Reflection questions (answer mentally or in writing):

  • Did you recognize this as a bench memorandum (objective analysis for a judge)?
  • Did your headings mirror the three numbered items in the Task Memo?
  • How would your headings change if this were a brief for the defendant instead?

Step 7: Quick Check – Reading Order and Templates

Test your understanding of MPT strategy so far.

Which of the following is the **best** first step when you begin an MPT task?

  1. Read the Library in detail to understand the law, then skim the Task Memo.
  2. Skim the File quickly, then outline, and read the Task Memo only if you have time.
  3. Read the Task Memo carefully (twice), marking product type, issues, and any formatting instructions.
  4. Start drafting a generic memo template immediately to save time, then look at the materials.
Show Answer

Answer: C) Read the Task Memo carefully (twice), marking product type, issues, and any formatting instructions.

You should always start by reading the Task Memo carefully, usually twice. It tells you what product to write, which issues to cover, the audience, and any formatting or scope limits. The File and Library should be read in light of the Task Memo, not the other way around.

Step 8: Flashcard Review – Key MPT Concepts

Use these flashcards to lock in core MPT ideas.

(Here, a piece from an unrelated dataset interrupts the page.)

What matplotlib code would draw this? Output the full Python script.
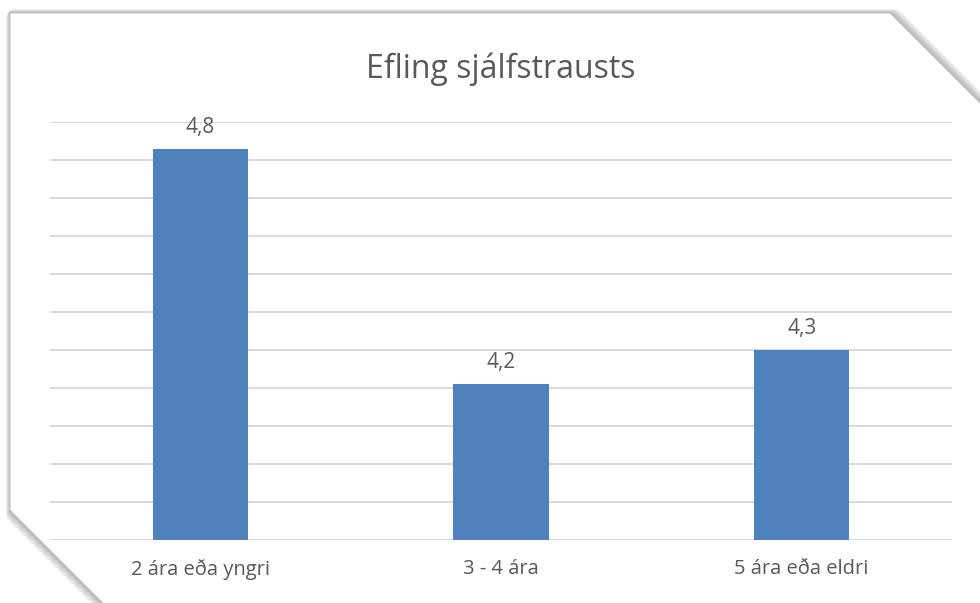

MPT: What are the three core components of every task?
1) Task Memo (instructions and format), 2) File (facts and documents), 3) Library (law: cases, statutes, rules).
Primary purpose of the Task Memo
To tell you exactly what product to write, for whom, with what tone, and which issues to address or ignore.
Objective vs persuasive writing on the MPT
Objective: neutral, balanced analysis for a supervisor or judge. Persuasive: advocate for a side, framing facts and law favorably but accurately.
Standard sections in an office memo
To/From/Date/Re, then: Question Presented, Brief Answer, Facts, Discussion, Conclusion.
Why the MPT requires little memorized law
The Library provides the governing rules. You are graded on how you extract, organize, and apply them to the File, not on outside doctrinal knowledge.
Recommended reading order for an MPT
1) Task Memo (twice), 2) File (skim for fact map), 3) Library (rules and factors), then outline, draft, and polish.

Key Terms

MPT
Multistate Performance Test, a component of the Uniform Bar Exam that assesses practical lawyering skills using a closed-universe file and library.
UBE
Uniform Bar Exam, a standardized bar examination used by many U.S. jurisdictions, currently including the MPT, MEE, and MBE components.
File
The set of factual documents in an MPT problem, such as client interviews, emails, reports, and exhibits.
Library
The set of legal authorities in an MPT problem, including cases, statutes, regulations, or rules, which you must use as your source of law.
Task Memo
The instruction document on an MPT, written by a supervising attorney or judge, that specifies the assignment, audience, tone, and issues.
Client Letter
A letter written to a client in plain language, explaining the law, likely outcomes, and recommended next steps.
Bench Memorandum
An internal memo prepared for a judge, usually objective in tone, analyzing issues and recommending how to rule.
Persuasive Brief
A written argument submitted to a court advocating for a particular outcome, using law and facts in a favorable but accurate way.
Objective Memorandum
An internal, neutral legal analysis written for a supervising attorney or judge, presenting both strengths and weaknesses.
Fictional Jurisdiction
A made-up state (such as Franklin) used in MPT problems with its own stated legal rules, which you must treat as controlling for that task.